SHORT EXERCISE:
Restate the material word for word and leave out anything that is a picture.

MATERIAL:
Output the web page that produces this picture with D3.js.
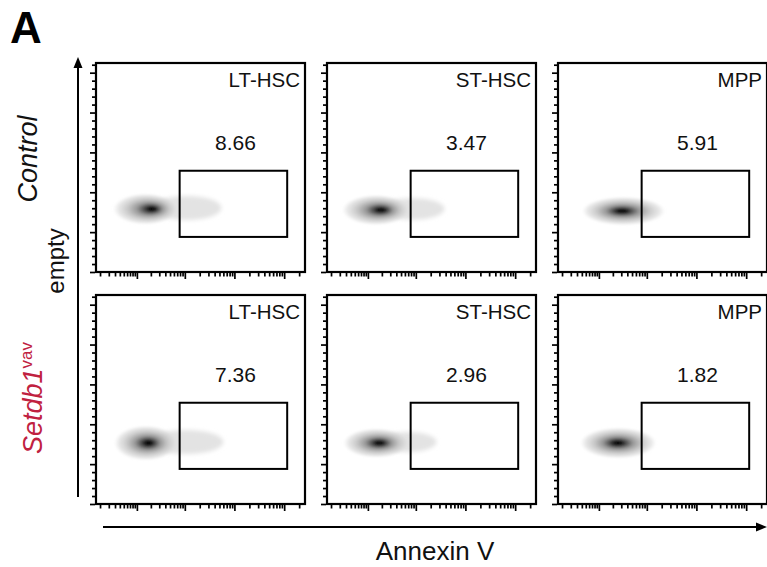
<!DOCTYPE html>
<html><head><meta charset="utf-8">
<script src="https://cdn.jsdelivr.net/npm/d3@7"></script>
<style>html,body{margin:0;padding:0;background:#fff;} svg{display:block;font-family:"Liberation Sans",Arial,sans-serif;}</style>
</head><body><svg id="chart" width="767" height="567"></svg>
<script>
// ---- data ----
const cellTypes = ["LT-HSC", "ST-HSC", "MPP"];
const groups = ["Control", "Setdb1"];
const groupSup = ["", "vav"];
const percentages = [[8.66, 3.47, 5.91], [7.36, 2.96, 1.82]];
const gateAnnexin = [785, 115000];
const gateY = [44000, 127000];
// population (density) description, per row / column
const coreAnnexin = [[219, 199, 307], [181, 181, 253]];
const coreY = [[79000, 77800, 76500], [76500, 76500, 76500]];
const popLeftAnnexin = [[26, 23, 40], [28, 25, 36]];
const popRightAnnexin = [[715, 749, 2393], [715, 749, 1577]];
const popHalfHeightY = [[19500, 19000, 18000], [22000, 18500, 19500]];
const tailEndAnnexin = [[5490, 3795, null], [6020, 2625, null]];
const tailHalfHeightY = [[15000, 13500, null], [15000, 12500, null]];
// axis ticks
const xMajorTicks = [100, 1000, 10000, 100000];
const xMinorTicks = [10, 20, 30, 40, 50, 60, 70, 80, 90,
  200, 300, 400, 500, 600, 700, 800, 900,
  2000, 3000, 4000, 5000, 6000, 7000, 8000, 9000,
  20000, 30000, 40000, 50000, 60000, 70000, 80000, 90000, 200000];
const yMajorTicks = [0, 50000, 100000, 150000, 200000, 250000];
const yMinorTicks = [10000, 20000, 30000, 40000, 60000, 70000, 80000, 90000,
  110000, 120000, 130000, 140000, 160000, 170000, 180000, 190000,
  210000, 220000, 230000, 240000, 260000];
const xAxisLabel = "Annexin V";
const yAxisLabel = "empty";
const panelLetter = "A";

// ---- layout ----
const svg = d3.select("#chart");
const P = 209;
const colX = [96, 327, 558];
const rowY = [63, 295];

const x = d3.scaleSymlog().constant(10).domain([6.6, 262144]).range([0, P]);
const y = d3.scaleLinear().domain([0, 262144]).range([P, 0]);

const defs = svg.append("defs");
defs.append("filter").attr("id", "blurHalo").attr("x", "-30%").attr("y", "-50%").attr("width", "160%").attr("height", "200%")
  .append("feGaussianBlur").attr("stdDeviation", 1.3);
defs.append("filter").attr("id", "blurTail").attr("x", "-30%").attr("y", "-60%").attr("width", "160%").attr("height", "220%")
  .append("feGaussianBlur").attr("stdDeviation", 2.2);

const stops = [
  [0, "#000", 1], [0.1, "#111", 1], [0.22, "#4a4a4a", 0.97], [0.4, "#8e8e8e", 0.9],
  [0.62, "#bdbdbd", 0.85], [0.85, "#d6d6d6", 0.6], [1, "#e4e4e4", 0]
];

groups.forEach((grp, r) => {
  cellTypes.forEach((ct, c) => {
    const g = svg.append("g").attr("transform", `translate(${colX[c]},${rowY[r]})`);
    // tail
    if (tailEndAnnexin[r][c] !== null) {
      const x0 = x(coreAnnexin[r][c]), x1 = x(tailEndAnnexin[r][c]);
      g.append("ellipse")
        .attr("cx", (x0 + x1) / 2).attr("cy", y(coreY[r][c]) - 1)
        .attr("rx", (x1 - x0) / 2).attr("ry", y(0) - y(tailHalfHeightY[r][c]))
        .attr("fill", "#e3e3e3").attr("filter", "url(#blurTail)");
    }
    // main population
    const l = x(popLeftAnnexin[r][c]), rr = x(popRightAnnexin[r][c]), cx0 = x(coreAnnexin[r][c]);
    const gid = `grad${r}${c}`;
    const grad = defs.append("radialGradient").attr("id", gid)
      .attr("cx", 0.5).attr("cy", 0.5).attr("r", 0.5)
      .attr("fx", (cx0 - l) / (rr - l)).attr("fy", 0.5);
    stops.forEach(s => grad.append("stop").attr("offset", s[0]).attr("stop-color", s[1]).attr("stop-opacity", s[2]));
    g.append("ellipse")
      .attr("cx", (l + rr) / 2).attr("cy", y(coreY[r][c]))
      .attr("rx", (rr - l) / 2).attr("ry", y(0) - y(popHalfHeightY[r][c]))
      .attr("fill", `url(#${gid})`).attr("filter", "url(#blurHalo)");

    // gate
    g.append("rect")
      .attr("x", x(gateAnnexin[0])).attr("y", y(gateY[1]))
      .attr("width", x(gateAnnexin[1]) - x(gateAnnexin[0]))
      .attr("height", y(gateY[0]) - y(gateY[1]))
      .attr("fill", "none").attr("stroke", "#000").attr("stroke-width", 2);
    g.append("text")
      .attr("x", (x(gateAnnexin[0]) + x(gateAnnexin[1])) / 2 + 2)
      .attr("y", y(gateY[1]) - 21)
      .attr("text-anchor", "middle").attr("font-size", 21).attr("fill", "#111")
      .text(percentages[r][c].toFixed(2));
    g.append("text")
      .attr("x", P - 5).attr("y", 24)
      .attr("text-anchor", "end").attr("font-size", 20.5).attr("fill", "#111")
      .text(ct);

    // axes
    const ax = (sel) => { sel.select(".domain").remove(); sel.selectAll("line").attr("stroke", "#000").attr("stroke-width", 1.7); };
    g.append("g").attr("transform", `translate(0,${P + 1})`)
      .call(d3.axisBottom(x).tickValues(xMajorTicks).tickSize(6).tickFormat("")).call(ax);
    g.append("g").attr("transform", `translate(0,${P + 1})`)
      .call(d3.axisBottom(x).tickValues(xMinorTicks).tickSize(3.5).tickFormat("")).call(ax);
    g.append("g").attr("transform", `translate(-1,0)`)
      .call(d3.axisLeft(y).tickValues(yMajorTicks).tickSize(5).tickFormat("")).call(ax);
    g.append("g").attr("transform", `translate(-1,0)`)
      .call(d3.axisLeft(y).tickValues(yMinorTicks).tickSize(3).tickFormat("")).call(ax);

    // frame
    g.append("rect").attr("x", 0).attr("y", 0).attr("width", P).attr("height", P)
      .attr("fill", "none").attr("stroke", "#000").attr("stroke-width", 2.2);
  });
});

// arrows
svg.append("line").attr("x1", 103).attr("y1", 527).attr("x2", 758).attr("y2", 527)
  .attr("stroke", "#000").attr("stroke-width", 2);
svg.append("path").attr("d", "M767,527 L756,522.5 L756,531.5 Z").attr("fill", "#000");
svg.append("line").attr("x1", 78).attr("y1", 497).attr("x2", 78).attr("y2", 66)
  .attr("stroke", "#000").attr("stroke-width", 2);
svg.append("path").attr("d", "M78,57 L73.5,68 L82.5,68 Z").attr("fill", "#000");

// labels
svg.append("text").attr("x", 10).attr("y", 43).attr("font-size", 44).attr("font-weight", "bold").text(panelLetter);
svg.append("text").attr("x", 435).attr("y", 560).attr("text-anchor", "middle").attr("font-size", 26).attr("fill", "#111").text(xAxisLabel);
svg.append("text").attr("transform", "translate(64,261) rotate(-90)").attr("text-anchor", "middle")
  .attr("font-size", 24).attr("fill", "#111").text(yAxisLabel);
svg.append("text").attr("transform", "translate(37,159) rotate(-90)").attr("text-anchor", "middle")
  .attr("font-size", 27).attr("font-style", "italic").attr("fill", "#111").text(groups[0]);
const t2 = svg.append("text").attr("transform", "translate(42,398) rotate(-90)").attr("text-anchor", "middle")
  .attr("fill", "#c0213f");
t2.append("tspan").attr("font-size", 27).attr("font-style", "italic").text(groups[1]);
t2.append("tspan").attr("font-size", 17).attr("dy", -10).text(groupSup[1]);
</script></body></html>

RESULT OF THIS TASK:
Output the web page that produces this picture with D3.js.
<!DOCTYPE html>
<html><head><meta charset="utf-8">
<script src="https://cdn.jsdelivr.net/npm/d3@7"></script>
<style>html,body{margin:0;padding:0;background:#fff;} svg{display:block;font-family:"Liberation Sans",Arial,sans-serif;}</style>
</head><body><svg id="chart" width="767" height="567"></svg>
<script>
// ---- data ----
const cellTypes = ["LT-HSC", "ST-HSC", "MPP"];
const groups = ["Control", "Setdb1"];
const groupSup = ["", "vav"];
const percentages = [[8.66, 3.47, 5.91], [7.36, 2.96, 1.82]];
const gateAnnexin = [785, 115000];
const gateY = [44000, 127000];
// population (density) description, per row / column
const coreAnnexin = [[219, 199, 307], [181, 181, 253]];
const coreY = [[79000, 77800, 76500], [76500, 76500, 76500]];
const popLeftAnnexin = [[26, 23, 40], [28, 25, 36]];
const popRightAnnexin = [[715, 749, 2393], [715, 749, 1577]];
const popHalfHeightY = [[19500, 19000, 18000], [22000, 18500, 19500]];
const tailEndAnnexin = [[5490, 3795, null], [6020, 2625, null]];
const tailHalfHeightY = [[15000, 13500, null], [15000, 12500, null]];
// axis ticks
const xMajorTicks = [100, 1000, 10000, 100000];
const xMinorTicks = [10, 20, 30, 40, 50, 60, 70, 80, 90,
  200, 300, 400, 500, 600, 700, 800, 900,
  2000, 3000, 4000, 5000, 6000, 7000, 8000, 9000,
  20000, 30000, 40000, 50000, 60000, 70000, 80000, 90000, 200000];
const yMajorTicks = [0, 50000, 100000, 150000, 200000, 250000];
const yMinorTicks = [10000, 20000, 30000, 40000, 60000, 70000, 80000, 90000,
  110000, 120000, 130000, 140000, 160000, 170000, 180000, 190000,
  210000, 220000, 230000, 240000, 260000];
const xAxisLabel = "Annexin V";
const yAxisLabel = "empty";
const panelLetter = "A";

// ---- layout ----
const svg = d3.select("#chart");
const P = 209;
const colX = [96, 327, 558];
const rowY = [63, 295];

const x = d3.scaleSymlog().constant(10).domain([6.6, 262144]).range([0, P]);
const y = d3.scaleLinear().domain([0, 262144]).range([P, 0]);

const defs = svg.append("defs");
defs.append("filter").attr("id", "blurHalo").attr("x", "-30%").attr("y", "-50%").attr("width", "160%").attr("height", "200%")
  .append("feGaussianBlur").attr("stdDeviation", 1.3);
defs.append("filter").attr("id", "blurTail").attr("x", "-30%").attr("y", "-60%").attr("width", "160%").attr("height", "220%")
  .append("feGaussianBlur").attr("stdDeviation", 2.2);

const stops = [
  [0, "#000", 1], [0.1, "#111", 1], [0.22, "#4a4a4a", 0.97], [0.4, "#8e8e8e", 0.9],
  [0.62, "#bdbdbd", 0.85], [0.85, "#d6d6d6", 0.6], [1, "#e4e4e4", 0]
];

groups.forEach((grp, r) => {
  cellTypes.forEach((ct, c) => {
    const g = svg.append("g").attr("transform", `translate(${colX[c]},${rowY[r]})`);
    // tail
    if (tailEndAnnexin[r][c] !== null) {
      const x0 = x(coreAnnexin[r][c]), x1 = x(tailEndAnnexin[r][c]);
      g.append("ellipse")
        .attr("cx", (x0 + x1) / 2).attr("cy", y(coreY[r][c]) - 1)
        .attr("rx", (x1 - x0) / 2).attr("ry", y(0) - y(tailHalfHeightY[r][c]))
        .attr("fill", "#e3e3e3").attr("filter", "url(#blurTail)");
    }
    // main population
    const l = x(popLeftAnnexin[r][c]), rr = x(popRightAnnexin[r][c]), cx0 = x(coreAnnexin[r][c]);
    const gid = `grad${r}${c}`;
    const grad = defs.append("radialGradient").attr("id", gid)
      .attr("cx", 0.5).attr("cy", 0.5).attr("r", 0.5)
      .attr("fx", (cx0 - l) / (rr - l)).attr("fy", 0.5);
    stops.forEach(s => grad.append("stop").attr("offset", s[0]).attr("stop-color", s[1]).attr("stop-opacity", s[2]));
    g.append("ellipse")
      .attr("cx", (l + rr) / 2).attr("cy", y(coreY[r][c]))
      .attr("rx", (rr - l) / 2).attr("ry", y(0) - y(popHalfHeightY[r][c]))
      .attr("fill", `url(#${gid})`).attr("filter", "url(#blurHalo)");

    // gate
    g.append("rect")
      .attr("x", x(gateAnnexin[0])).attr("y", y(gateY[1]))
      .attr("width", x(gateAnnexin[1]) - x(gateAnnexin[0]))
      .attr("height", y(gateY[0]) - y(gateY[1]))
      .attr("fill", "none").attr("stroke", "#000").attr("stroke-width", 2);
    g.append("text")
      .attr("x", (x(gateAnnexin[0]) + x(gateAnnexin[1])) / 2 + 2)
      .attr("y", y(gateY[1]) - 21)
      .attr("text-anchor", "middle").attr("font-size", 21).attr("fill", "#111")
      .text(percentages[r][c].toFixed(2));
    g.append("text")
      .attr("x", P - 5).attr("y", 24)
      .attr("text-anchor", "end").attr("font-size", 20.5).attr("fill", "#111")
      .text(ct);

    // axes
    const ax = (sel) => { sel.select(".domain").remove(); sel.selectAll("line").attr("stroke", "#000").attr("stroke-width", 1.7); };
    g.append("g").attr("transform", `translate(0,${P + 1})`)
      .call(d3.axisBottom(x).tickValues(xMajorTicks).tickSize(6).tickFormat("")).call(ax);
    g.append("g").attr("transform", `translate(0,${P + 1})`)
      .call(d3.axisBottom(x).tickValues(xMinorTicks).tickSize(3.5).tickFormat("")).call(ax);
    g.append("g").attr("transform", `translate(-1,0)`)
      .call(d3.axisLeft(y).tickValues(yMajorTicks).tickSize(5).tickFormat("")).call(ax);
    g.append("g").attr("transform", `translate(-1,0)`)
      .call(d3.axisLeft(y).tickValues(yMinorTicks).tickSize(3).tickFormat("")).call(ax);

    // frame
    g.append("rect").attr("x", 0).attr("y", 0).attr("width", P).attr("height", P)
      .attr("fill", "none").attr("stroke", "#000").attr("stroke-width", 2.2);
  });
});

// arrows
svg.append("line").attr("x1", 103).attr("y1", 527).attr("x2", 758).attr("y2", 527)
  .attr("stroke", "#000").attr("stroke-width", 2);
svg.append("path").attr("d", "M767,527 L756,522.5 L756,531.5 Z").attr("fill", "#000");
svg.append("line").attr("x1", 78).attr("y1", 497).attr("x2", 78).attr("y2", 66)
  .attr("stroke", "#000").attr("stroke-width", 2);
svg.append("path").attr("d", "M78,57 L73.5,68 L82.5,68 Z").attr("fill", "#000");

// labels
svg.append("text").attr("x", 10).attr("y", 43).attr("font-size", 44).attr("font-weight", "bold").text(panelLetter);
svg.append("text").attr("x", 435).attr("y", 560).attr("text-anchor", "middle").attr("font-size", 26).attr("fill", "#111").text(xAxisLabel);
svg.append("text").attr("transform", "translate(64,261) rotate(-90)").attr("text-anchor", "middle")
  .attr("font-size", 24).attr("fill", "#111").text(yAxisLabel);
svg.append("text").attr("transform", "translate(37,159) rotate(-90)").attr("text-anchor", "middle")
  .attr("font-size", 27).attr("font-style", "italic").attr("fill", "#111").text(groups[0]);
const t2 = svg.append("text").attr("transform", "translate(42,398) rotate(-90)").attr("text-anchor", "middle")
  .attr("fill", "#c0213f");
t2.append("tspan").attr("font-size", 27).attr("font-style", "italic").text(groups[1]);
t2.append("tspan").attr("font-size", 17).attr("dy", -10).text(groupSup[1]);
</script></body></html>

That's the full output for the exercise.